É por isso que precisamos falar sobre esta e todas as demais Evas, igualmente falhas como sua homônima bíblica e expulsas do Paraíso por outro pecado original: o de não amarem o ser saído das próprias entranhas da maneira e com a intensidade que a cultura, a religião, a família e até o parceiro demandaram delas. 

Precisamos falar e mudar a imagem criada da mãe ideal, adicionando-a carne, osso e neuroses mal resolvidas, porque também nós somos o produto de outras mães e pais imperfeitos. E, antes que púdessemos resolver nossos defeitos de fábrica, muitas de nós se vêem na linha de montagem causando novos desajustes na geração seguinte. Desajustes esses que devem ter começado com a primeira mulher criada por Deus e que deu à luz a Caim (o primeiro homicida da Humanidade) e Abel.
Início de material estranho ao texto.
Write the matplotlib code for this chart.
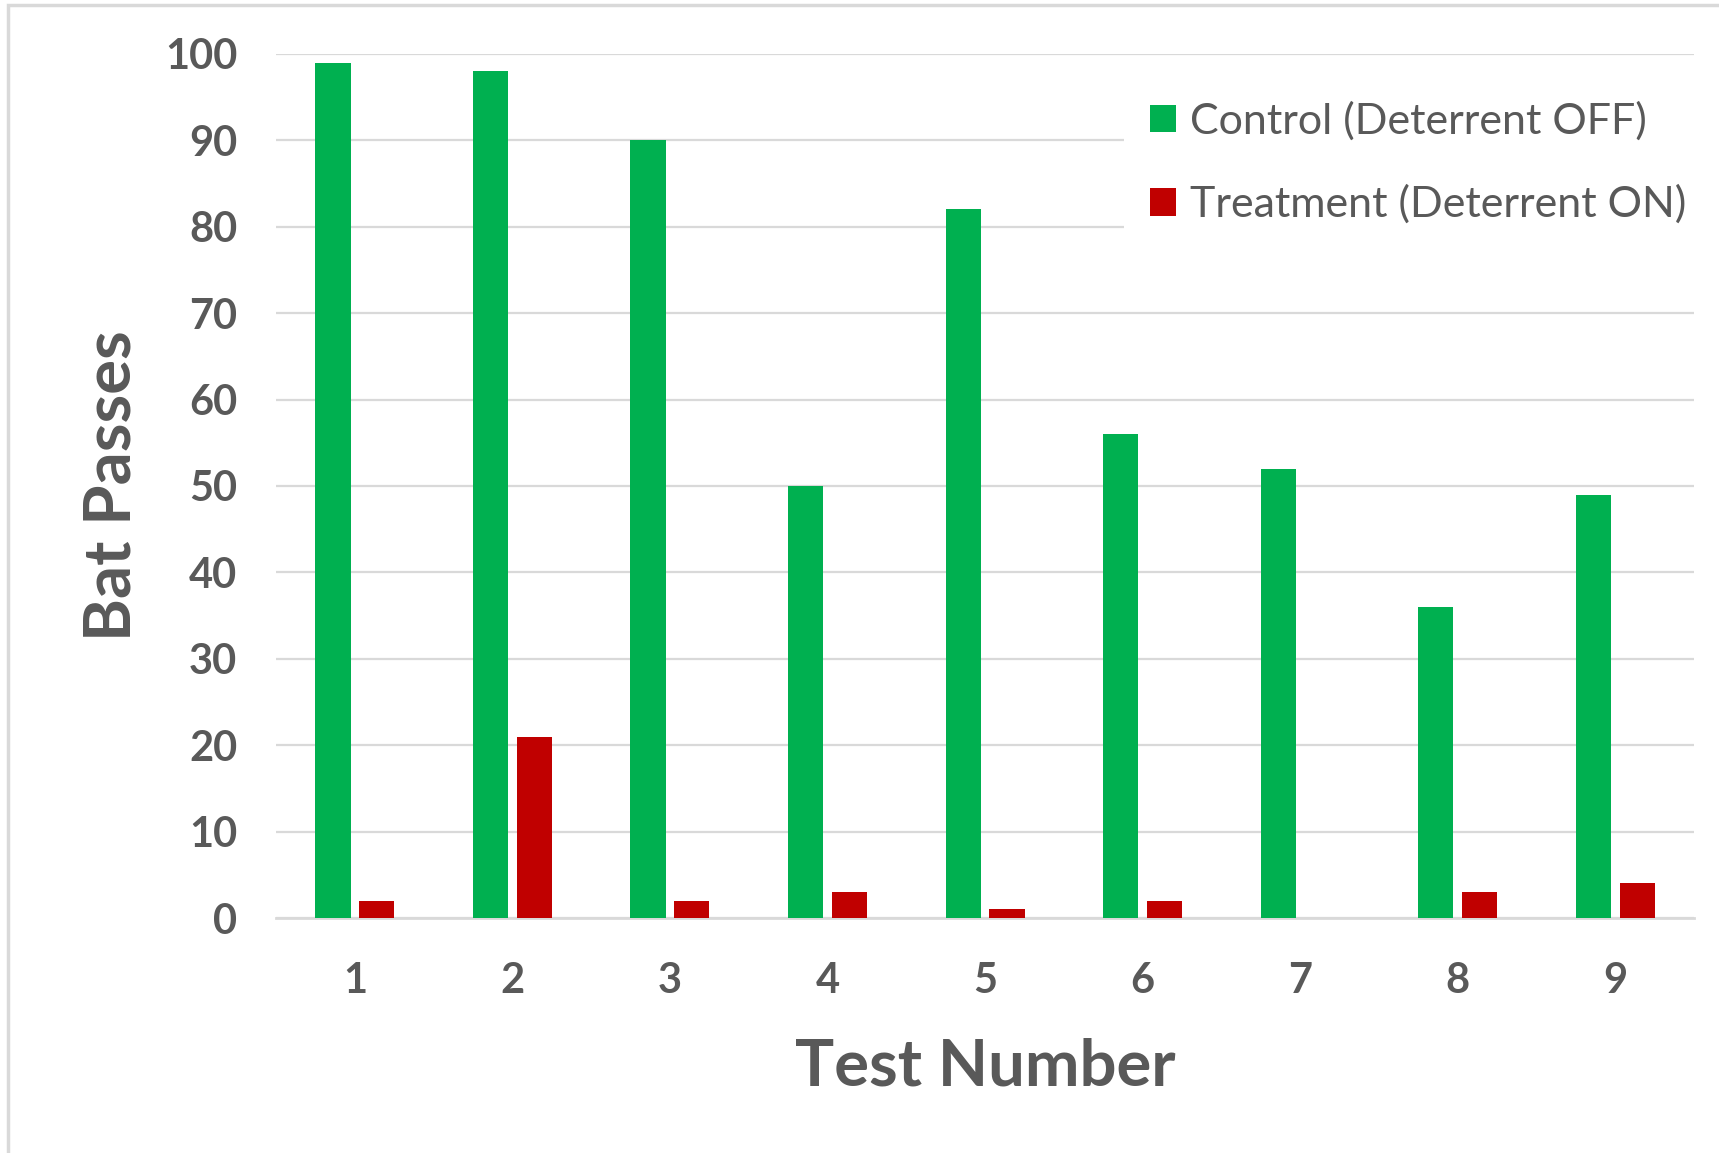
import numpy as np
import matplotlib
matplotlib.use("Agg")
import matplotlib.pyplot as plt
from matplotlib.patches import Rectangle

# test numbers and bat passes per night
tests = ["1", "2", "3", "4", "5", "6", "7", "8", "9"]
control = [99, 98, 90, 50, 82, 56, 52, 36, 49]
treatment = [2, 21, 2, 3, 1, 2, 0, 3, 4]

plt.rcParams['font.family'] = ['Lato', 'DejaVu Sans']
grey = "#595959"

fig = plt.figure(figsize=(17.19, 11.53), dpi=100)
ax = fig.add_axes([0.1606, 0.2038, 0.8249, 0.7494])

x = np.arange(len(tests))
w = 0.223
ax.bar(x - 0.139, control, w, color="#00B050", label="Control (Deterrent OFF)", zorder=3)
ax.bar(x + 0.139, treatment, w, color="#C00000", label="Treatment (Deterrent ON)", zorder=3)

ax.set_xlim(-0.5, len(tests) - 0.5)
ax.set_ylim(0, 100)
ax.set_yticks(np.arange(0, 101, 10))
ax.set_xticks(x)
ax.set_xticklabels(tests)
ax.yaxis.grid(True, color="#d9d9d9", lw=1.6, zorder=0)
ax.tick_params(length=0, labelsize=30, labelcolor=grey)
ax.tick_params(axis="y", pad=28)
ax.tick_params(axis="x", pad=32)
for lab in ax.get_xticklabels() + ax.get_yticklabels():
    lab.set_fontweight("bold")
for s in ["top", "right", "left"]:
    ax.spines[s].set_visible(False)
ax.spines["bottom"].set_color("#d9d9d9")
ax.spines["bottom"].set_linewidth(2)

ax.set_xlabel("Test Number", fontsize=47, fontweight="bold", color=grey, labelpad=27)
ax.set_ylabel("Bat Passes", fontsize=47, fontweight="bold", color=grey, labelpad=17)

leg = ax.legend(loc="upper left", bbox_to_anchor=(0.583, 1.0), fontsize=31,
                frameon=True, facecolor="white", edgecolor="none", framealpha=1,
                handlelength=0.6, handleheight=0.6, handletextpad=0.32,
                labelspacing=1.02, borderpad=0.6)
for t in leg.get_texts():
    t.set_color(grey)

# light outer border of the chart area
fig.patches.append(Rectangle((8 / 1719, -0.1), 1.2, 1 - 5 / 1153 + 0.1,
                             transform=fig.transFigure, fill=False,
                             edgecolor="#d9d9d9", lw=2.5))

fig.savefig("out.png", dpi=100)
Ah, tomara que se fale muito sobre Kevin e Eva, para que possamos ser capazes de tirar as figuras mitificadas de seus altares (inclusive a da criança pura e inocente) e discutir com mais honestidade sobre a maternidade e seus problemas reais no mundo atual.

Talvez então possamos ser melhores mães ou exercer o direito de não o ser se assim o desejarmos. Sem culpa nem execração pública.